** EXERCISE DIRECTIONS **
Pick out each line containing the string "React" and copy it.

** DATA EXTRACT **
>> START

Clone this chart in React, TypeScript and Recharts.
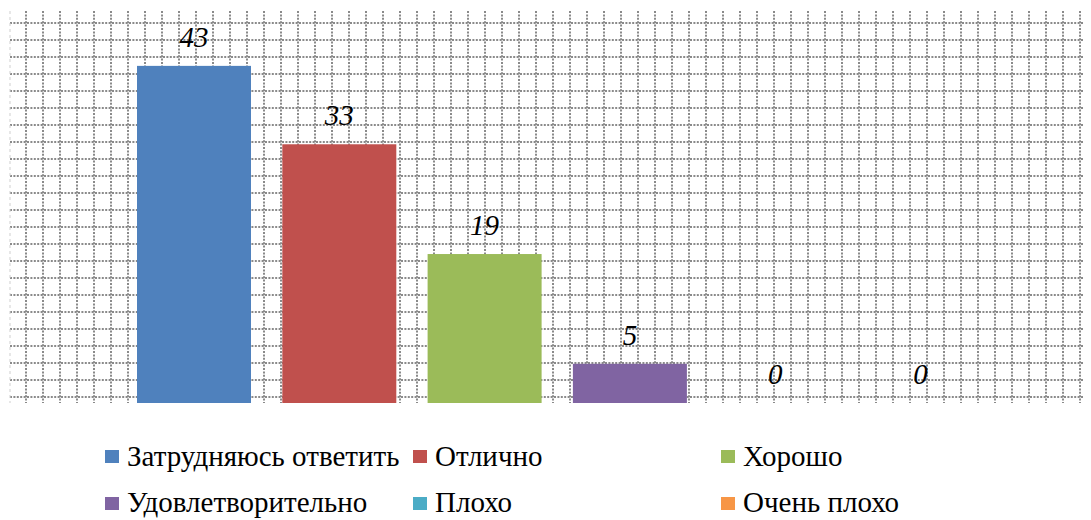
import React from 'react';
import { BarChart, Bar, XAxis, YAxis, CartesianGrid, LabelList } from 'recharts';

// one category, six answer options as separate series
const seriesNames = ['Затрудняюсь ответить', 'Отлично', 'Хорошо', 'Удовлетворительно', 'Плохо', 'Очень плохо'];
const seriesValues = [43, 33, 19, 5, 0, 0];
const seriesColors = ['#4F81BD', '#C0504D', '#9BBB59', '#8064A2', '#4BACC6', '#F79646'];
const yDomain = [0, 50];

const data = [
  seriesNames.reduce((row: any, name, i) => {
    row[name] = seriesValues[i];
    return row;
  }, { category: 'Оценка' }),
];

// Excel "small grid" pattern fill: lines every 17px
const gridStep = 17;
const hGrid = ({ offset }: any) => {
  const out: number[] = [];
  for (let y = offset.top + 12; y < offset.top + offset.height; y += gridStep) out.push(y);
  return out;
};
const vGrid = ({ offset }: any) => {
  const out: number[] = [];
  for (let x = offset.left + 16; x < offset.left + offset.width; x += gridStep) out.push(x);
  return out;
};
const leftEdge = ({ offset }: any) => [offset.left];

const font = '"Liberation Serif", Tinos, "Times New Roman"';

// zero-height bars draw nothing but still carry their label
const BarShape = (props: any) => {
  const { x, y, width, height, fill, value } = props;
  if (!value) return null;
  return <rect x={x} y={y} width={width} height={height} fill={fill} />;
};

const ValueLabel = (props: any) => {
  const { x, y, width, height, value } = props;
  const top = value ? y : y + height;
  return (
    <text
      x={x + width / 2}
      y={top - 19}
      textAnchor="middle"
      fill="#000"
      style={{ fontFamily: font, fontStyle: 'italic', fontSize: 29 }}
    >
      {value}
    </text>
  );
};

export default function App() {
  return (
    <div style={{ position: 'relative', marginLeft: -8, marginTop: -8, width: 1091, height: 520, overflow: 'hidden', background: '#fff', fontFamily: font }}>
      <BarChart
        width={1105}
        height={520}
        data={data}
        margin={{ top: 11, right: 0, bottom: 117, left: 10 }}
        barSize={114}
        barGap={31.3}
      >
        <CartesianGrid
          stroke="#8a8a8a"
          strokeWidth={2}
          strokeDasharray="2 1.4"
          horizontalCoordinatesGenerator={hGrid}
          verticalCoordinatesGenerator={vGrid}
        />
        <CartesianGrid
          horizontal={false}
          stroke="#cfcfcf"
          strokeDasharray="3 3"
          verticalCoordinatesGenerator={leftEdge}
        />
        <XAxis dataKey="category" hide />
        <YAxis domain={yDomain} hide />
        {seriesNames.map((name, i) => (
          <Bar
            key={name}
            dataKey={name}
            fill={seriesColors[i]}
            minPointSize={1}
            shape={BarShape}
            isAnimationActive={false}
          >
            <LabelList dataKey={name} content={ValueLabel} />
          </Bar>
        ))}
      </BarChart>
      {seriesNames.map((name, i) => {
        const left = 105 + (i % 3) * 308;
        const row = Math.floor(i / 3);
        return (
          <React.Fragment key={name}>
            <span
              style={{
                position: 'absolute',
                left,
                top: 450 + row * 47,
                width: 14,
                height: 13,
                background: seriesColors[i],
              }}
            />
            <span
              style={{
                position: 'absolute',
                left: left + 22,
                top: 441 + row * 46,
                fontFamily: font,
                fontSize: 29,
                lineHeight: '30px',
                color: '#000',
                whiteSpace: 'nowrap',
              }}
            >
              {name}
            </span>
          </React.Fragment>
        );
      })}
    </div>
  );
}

>> END

** CORRECT RESPONSE **
Clone this chart in React, TypeScript and Recharts.
import React from 'react';
          <React.Fragment key={name}>
          </React.Fragment>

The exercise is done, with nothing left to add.